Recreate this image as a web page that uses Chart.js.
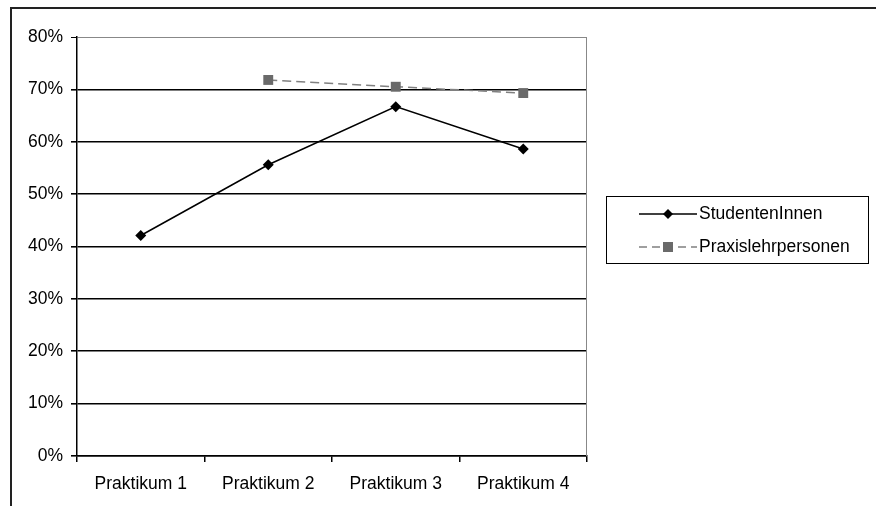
<!DOCTYPE html>
<html>
<head>
<meta charset="utf-8">
<title>StudentenInnen / Praxislehrpersonen</title>
<script src="https://cdn.jsdelivr.net/npm/chart.js"></script>
<style>
html, body {
  margin: 0;
  padding: 0;
  background: #fff;
}
.wrap {
  position: relative;
  width: 876px;
  height: 506px;
  overflow: hidden;
}
.legend {
  position: absolute;
  left: 606px;
  top: 196px;
  width: 263px;
  height: 68px;
  box-sizing: border-box;
  border: 1.5px solid #000;
  font-family: "Liberation Sans", Arial, sans-serif;
  font-size: 17.5px;
  color: #000;
}
.legend-row {
  display: flex;
  align-items: center;
  height: 33px;
  margin-left: 32px;
}
.legend-row svg {
  width: 58px;
  height: 16px;
  margin-right: 2px;
}
</style>
</head>
<body>
<div class="wrap">
  <canvas id="chart" width="876" height="506"></canvas>
  <div class="legend" id="legend"></div>
</div>

<script>
// Werte in Prozent
const kategorien = ['Praktikum 1', 'Praktikum 2', 'Praktikum 3', 'Praktikum 4'];
const studenten = [42.1, 55.6, 66.7, 58.6];
const praxis = [null, 71.8, 70.5, 69.3];
const serien = ['StudentenInnen', 'Praxislehrpersonen'];

const schrift = { family: '"Liberation Sans", Arial, sans-serif', size: 17.5 };

// Rahmen oben/links und rechte Kante der Zeichenfläche
const rahmen = {
  id: 'rahmen',
  afterDraw(chart) {
    const ctx = chart.ctx;
    const a = chart.chartArea;
    ctx.save();
    ctx.strokeStyle = '#222';
    ctx.lineWidth = 2;
    ctx.beginPath();
    ctx.moveTo(11, 520);
    ctx.lineTo(11, 8);
    ctx.lineTo(890, 8);
    ctx.stroke();
    ctx.strokeStyle = '#888';
    ctx.lineWidth = 1;
    ctx.beginPath();
    ctx.moveTo(a.right - 0.5, a.top);
    ctx.lineTo(a.right - 0.5, a.bottom);
    ctx.stroke();
    ctx.restore();
  }
};

const chart = new Chart(document.getElementById('chart'), {
  type: 'line',
  data: {
    labels: kategorien,
    datasets: [{
      label: serien[0],
      data: studenten,
      borderColor: '#000',
      backgroundColor: '#000',
      borderWidth: 1.5,
      pointStyle: 'rectRot',
      pointRadius: 5.5,
      pointBorderWidth: 0,
      tension: 0
    }, {
      label: serien[1],
      data: praxis,
      borderColor: '#808080',
      backgroundColor: '#6a6a6a',
      borderWidth: 1.5,
      borderDash: [9, 5],
      pointStyle: 'rect',
      pointRadius: 7,
      pointBorderWidth: 0,
      tension: 0
    }]
  },
  options: {
    responsive: false,
    animation: false,
    layout: { padding: { left: 0, top: 37, right: 289, bottom: 0 } },
    plugins: {
      legend: { display: false },
      tooltip: { enabled: false }
    },
    scales: {
      x: {
        offset: true,
        grid: {
          offset: true,
          drawOnChartArea: false,
          drawTicks: true,
          tickLength: 6,
          color: '#000',
          lineWidth: 1.5
        },
        border: { color: '#000', width: 1.5 },
        ticks: { color: '#000', font: schrift, padding: 12, maxRotation: 0 },
        afterFit(scale) { scale.height = 50; }
      },
      y: {
        min: 0,
        max: 80,
        grid: {
          color: (c) => (c.tick && c.tick.value === 80 ? '#888' : '#000'),
          tickColor: '#000',
          lineWidth: (c) => (c.tick && c.tick.value === 80 ? 1 : 1.6),
          tickLength: 6
        },
        border: { color: '#000', width: 1.5 },
        ticks: {
          stepSize: 10,
          color: '#000',
          font: schrift,
          padding: 8,
          callback: (v) => v + '%'
        },
        afterFit(scale) { scale.width = 77; }
      }
    }
  },
  plugins: [rahmen]
});

// Legende mit Linienmuster und Markierung je Serie
const legende = document.getElementById('legend');
chart.data.datasets.forEach((ds) => {
  const row = document.createElement('div');
  row.className = 'legend-row';
  const dash = ds.borderDash ? 'stroke-dasharray="8 5"' : '';
  const marker = ds.pointStyle === 'rect'
    ? `<rect x="24" y="3" width="10" height="10" fill="${ds.backgroundColor}"/>`
    : `<polygon points="29,3 34,8 29,13 24,8" fill="${ds.backgroundColor}"/>`;
  row.innerHTML =
    `<svg viewBox="0 0 58 16"><line x1="0" y1="8" x2="58" y2="8" stroke="${ds.borderColor}" stroke-width="1.5" ${dash}/>${marker}</svg>` +
    `<span>${ds.label}</span>`;
  legende.appendChild(row);
});
</script>
</body>
</html>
• • • • •
What this task involves: Write out again every line above exactly as given; the pictures do not belong in the copy.

Answer for this exercise:
Recreate this image as a web page that uses Chart.js.
<!DOCTYPE html>
<html>
<head>
<meta charset="utf-8">
<title>StudentenInnen / Praxislehrpersonen</title>
<script src="https://cdn.jsdelivr.net/npm/chart.js"></script>
<style>
html, body {
  margin: 0;
  padding: 0;
  background: #fff;
}
.wrap {
  position: relative;
  width: 876px;
  height: 506px;
  overflow: hidden;
}
.legend {
  position: absolute;
  left: 606px;
  top: 196px;
  width: 263px;
  height: 68px;
  box-sizing: border-box;
  border: 1.5px solid #000;
  font-family: "Liberation Sans", Arial, sans-serif;
  font-size: 17.5px;
  color: #000;
}
.legend-row {
  display: flex;
  align-items: center;
  height: 33px;
  margin-left: 32px;
}
.legend-row svg {
  width: 58px;
  height: 16px;
  margin-right: 2px;
}
</style>
</head>
<body>
<div class="wrap">
  <canvas id="chart" width="876" height="506"></canvas>
  <div class="legend" id="legend"></div>
</div>

<script>
// Werte in Prozent
const kategorien = ['Praktikum 1', 'Praktikum 2', 'Praktikum 3', 'Praktikum 4'];
const studenten = [42.1, 55.6, 66.7, 58.6];
const praxis = [null, 71.8, 70.5, 69.3];
const serien = ['StudentenInnen', 'Praxislehrpersonen'];

const schrift = { family: '"Liberation Sans", Arial, sans-serif', size: 17.5 };

// Rahmen oben/links und rechte Kante der Zeichenfläche
const rahmen = {
  id: 'rahmen',
  afterDraw(chart) {
    const ctx = chart.ctx;
    const a = chart.chartArea;
    ctx.save();
    ctx.strokeStyle = '#222';
    ctx.lineWidth = 2;
    ctx.beginPath();
    ctx.moveTo(11, 520);
    ctx.lineTo(11, 8);
    ctx.lineTo(890, 8);
    ctx.stroke();
    ctx.strokeStyle = '#888';
    ctx.lineWidth = 1;
    ctx.beginPath();
    ctx.moveTo(a.right - 0.5, a.top);
    ctx.lineTo(a.right - 0.5, a.bottom);
    ctx.stroke();
    ctx.restore();
  }
};

const chart = new Chart(document.getElementById('chart'), {
  type: 'line',
  data: {
    labels: kategorien,
    datasets: [{
      label: serien[0],
      data: studenten,
      borderColor: '#000',
      backgroundColor: '#000',
      borderWidth: 1.5,
      pointStyle: 'rectRot',
      pointRadius: 5.5,
      pointBorderWidth: 0,
      tension: 0
    }, {
      label: serien[1],
      data: praxis,
      borderColor: '#808080',
      backgroundColor: '#6a6a6a',
      borderWidth: 1.5,
      borderDash: [9, 5],
      pointStyle: 'rect',
      pointRadius: 7,
      pointBorderWidth: 0,
      tension: 0
    }]
  },
  options: {
    responsive: false,
    animation: false,
    layout: { padding: { left: 0, top: 37, right: 289, bottom: 0 } },
    plugins: {
      legend: { display: false },
      tooltip: { enabled: false }
    },
    scales: {
      x: {
        offset: true,
        grid: {
          offset: true,
          drawOnChartArea: false,
          drawTicks: true,
          tickLength: 6,
          color: '#000',
          lineWidth: 1.5
        },
        border: { color: '#000', width: 1.5 },
        ticks: { color: '#000', font: schrift, padding: 12, maxRotation: 0 },
        afterFit(scale) { scale.height = 50; }
      },
      y: {
        min: 0,
        max: 80,
        grid: {
          color: (c) => (c.tick && c.tick.value === 80 ? '#888' : '#000'),
          tickColor: '#000',
          lineWidth: (c) => (c.tick && c.tick.value === 80 ? 1 : 1.6),
          tickLength: 6
        },
        border: { color: '#000', width: 1.5 },
        ticks: {
          stepSize: 10,
          color: '#000',
          font: schrift,
          padding: 8,
          callback: (v) => v + '%'
        },
        afterFit(scale) { scale.width = 77; }
      }
    }
  },
  plugins: [rahmen]
});

// Legende mit Linienmuster und Markierung je Serie
const legende = document.getElementById('legend');
chart.data.datasets.forEach((ds) => {
  const row = document.createElement('div');
  row.className = 'legend-row';
  const dash = ds.borderDash ? 'stroke-dasharray="8 5"' : '';
  const marker = ds.pointStyle === 'rect'
    ? `<rect x="24" y="3" width="10" height="10" fill="${ds.backgroundColor}"/>`
    : `<polygon points="29,3 34,8 29,13 24,8" fill="${ds.backgroundColor}"/>`;
  row.innerHTML =
    `<svg viewBox="0 0 58 16"><line x1="0" y1="8" x2="58" y2="8" stroke="${ds.borderColor}" stroke-width="1.5" ${dash}/>${marker}</svg>` +
    `<span>${ds.label}</span>`;
  legende.appendChild(row);
});
</script>
</body>
</html>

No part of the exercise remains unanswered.